By this way, the weight of a study is:

\[\omega_{i}^{*} = \frac{1}{V(Y_{i}) + \tau^{2}}\]

Therefore, similarly to the FEM, the combined effect size for the REM is calculated as:

\[\overline{M^{*}} = \frac{\sum_{i=1}^{k} \omega_{i}^{*} Y_{i}}{\sum_{i=1}^{k} \omega_{i}^{*}}\]

And similarity:

\[V(\overline{M^{*}}) = \frac{1}{\sum_{i=1}^{k} \omega_{i}^{*}}\]

\[Z^{*} = \frac{\overline{M^{*}}}{\sqrt{V(\overline{M^{*}})}}\]

\[P-value = 2[ 1- (\Phi|Z^{*}|)]\]

FEM should only be used when the studies included in the analysis are functionally identical (not independently conducted) and the results do not need to be generalized to other studies. In the case of meta-analysis of differential expression, it’s challenging to fulfill these conditions. Therefore, we recommend always applying a random-effects model unless the researcher is entirely certain that the conditions for applying a fixed-effects model are met.

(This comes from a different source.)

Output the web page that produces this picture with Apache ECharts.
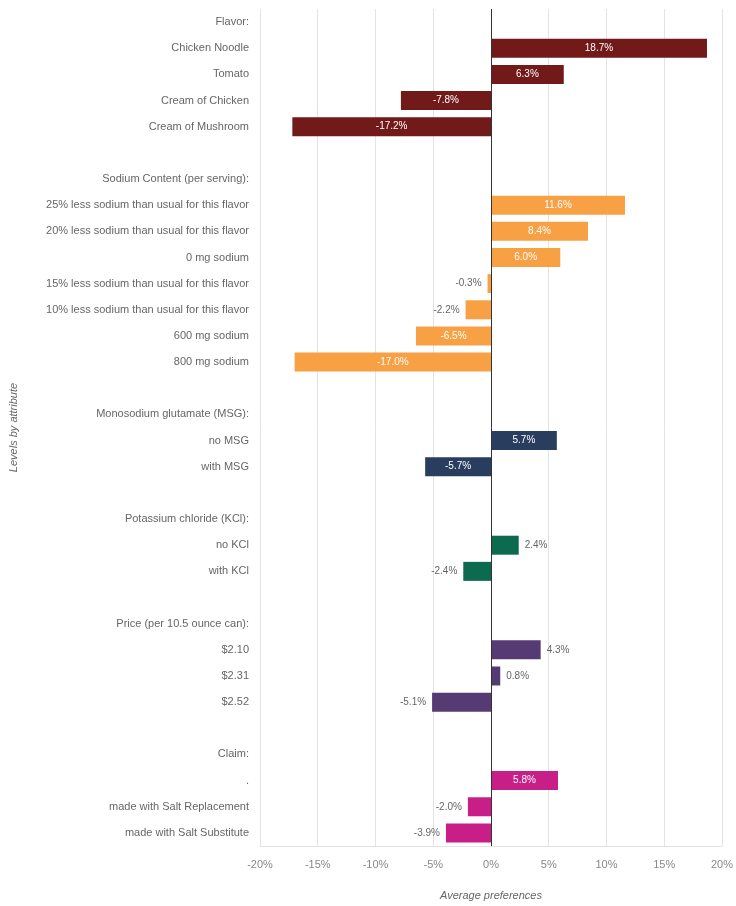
<!DOCTYPE html>
<html><head><meta charset="utf-8">
<script src="https://cdn.jsdelivr.net/npm/echarts@6/dist/echarts.min.js"></script>
<style>html,body{margin:0;padding:0;background:#fff}#c{width:736px;height:906px}</style>
</head><body><div id="c"></div>
<script>
var categories = ['Flavor:', 'Chicken Noodle', 'Tomato', 'Cream of Chicken', 'Cream of Mushroom', '',
  'Sodium Content (per serving):', '25% less sodium than usual for this flavor', '20% less sodium than usual for this flavor',
  '0 mg sodium', '15% less sodium than usual for this flavor', '10% less sodium than usual for this flavor',
  '600 mg sodium', '800 mg sodium', '',
  'Monosodium glutamate (MSG):', 'no MSG', 'with MSG', '',
  'Potassium chloride (KCl):', 'no KCl', 'with KCl', '',
  'Price (per 10.5 ounce can):', '$2.10', '$2.31', '$2.52', '',
  'Claim:', '.', 'made with Salt Replacement', 'made with Salt Substitute'];
var values = [null, 18.7, 6.3, -7.8, -17.2, null,
  null, 11.6, 8.4, 6.0, -0.3, -2.2, -6.5, -17.0, null,
  null, 5.7, -5.7, null,
  null, 2.4, -2.4, null,
  null, 4.3, 0.8, -5.1, null,
  null, 5.8, -2.0, -3.9];
var groups = [0,0,0,0,0,0, 1,1,1,1,1,1,1,1,1, 2,2,2,2, 3,3,3,3, 4,4,4,4,4, 5,5,5,5];
var groupColors = ['#721919', '#F8A044', '#293E5E', '#0C6B4E', '#553A73', '#C71E88'];
var xTicks = [-20, -15, -10, -5, 0, 5, 10, 15, 20];

var data = values.map(function (v, i) {
  if (v === null) return null;
  var big = Math.abs(v) >= 5.5;
  return {
    value: v,
    itemStyle: { color: groupColors[groups[i]] },
    label: big ? { position: 'inside', color: '#ffffff' }
               : { position: v < 0 ? 'left' : 'right', color: '#666666', distance: 6 }
  };
});

var chart = echarts.init(document.getElementById('c'), null, { renderer: 'canvas' });
chart.setOption({
  animation: false,
  textStyle: { fontFamily: 'Liberation Sans, Arial, sans-serif' },
  grid: { left: 257, right: 14, top: 9, bottom: 55, containLabel: false },
  xAxis: {
    type: 'value', min: xTicks[0], max: xTicks[xTicks.length - 1], interval: 5,
    axisLine: { show: true, lineStyle: { color: '#e3e3e3' } },
    axisTick: { show: false },
    splitLine: { show: true, lineStyle: { color: '#e3e3e3' } },
    axisLabel: { color: '#888888', fontSize: 11, margin: 13, formatter: function (v) { return v + '%'; } },
    name: 'Average preferences', nameLocation: 'middle', nameGap: 44,
    nameTextStyle: { color: '#666666', fontSize: 11, fontStyle: 'italic' }
  },
  yAxis: {
    type: 'category', data: categories, inverse: true,
    axisLine: { show: false }, axisTick: { show: false },
    axisLabel: { color: '#666666', fontSize: 11, margin: 11 },
    name: 'Levels by attribute', nameLocation: 'middle', nameGap: 241, nameRotate: 90,
    nameTextStyle: { color: '#666666', fontSize: 11, fontStyle: 'italic' }
  },
  series: [{
    type: 'bar', data: data, barWidth: 19,
    label: { show: true, fontSize: 10, formatter: function (p) { return p.value.toFixed(1) + '%'; } },
    markLine: {
      silent: true, symbol: 'none', label: { show: false },
      lineStyle: { color: '#333333', type: 'solid', width: 1 },
      data: [{ xAxis: 0 }]
    }
  }]
});
</script></body></html>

P-value combination methods:

These techniques are aimed to integrate the P-values of individual analyses into one single combined P-value.

Fisher’s method:

This technique uses as statistic the sum of the logarithms of the p-values:

\[- 2 \times \sum_{i=1}^{k} ln(p) \sim \chi^{2}_{2 \times k} \; under \; H_{0}\]

being \(k\) the number of studies.

Stouffer method

This method assumes that:

\[Z_{i} = \Phi^{-1}(1-P)\]

Where \(\Phi\) is the standard normal cumulative distribution.

The statistic used in this method is the combination of Z-values:

\[\frac{\sum_{i=1}^{k} Z_{i}}{\sqrt{k}} \sim N(0,1) \; under \; H_{0}\]

Tippet’s method (minP):

The statistic of this method is the minimum of P values of all studies:

\[min(p_{1},..., p_{i},...,p_{k}) \sim Beta(1,k) \; under \; H_{0}\]

Wilkinson’s method (maxP):

The statistic of this method is the maximum of P values of all studies:

\[max(p_{1},..., p_{i},...,p_{k}) \sim Beta(k,1) \; under \; H_{0}\]

One notable aspect of these methodologies is their uniform treatment of all studies, irrespective of their scale. This is due to the direct combination of individually obtained P-values. Furthermore, these methodologies exhibit greater compatibility in combining studies from diverse platforms or conditions compared to approaches focused on effect sizes combination. An additional benefit lies in their capacity to directly combine outcomes from disparate analyses. Nonetheless, P-value combination methods suffer from a significant drawback: the loss of directional information regarding the expression pattern.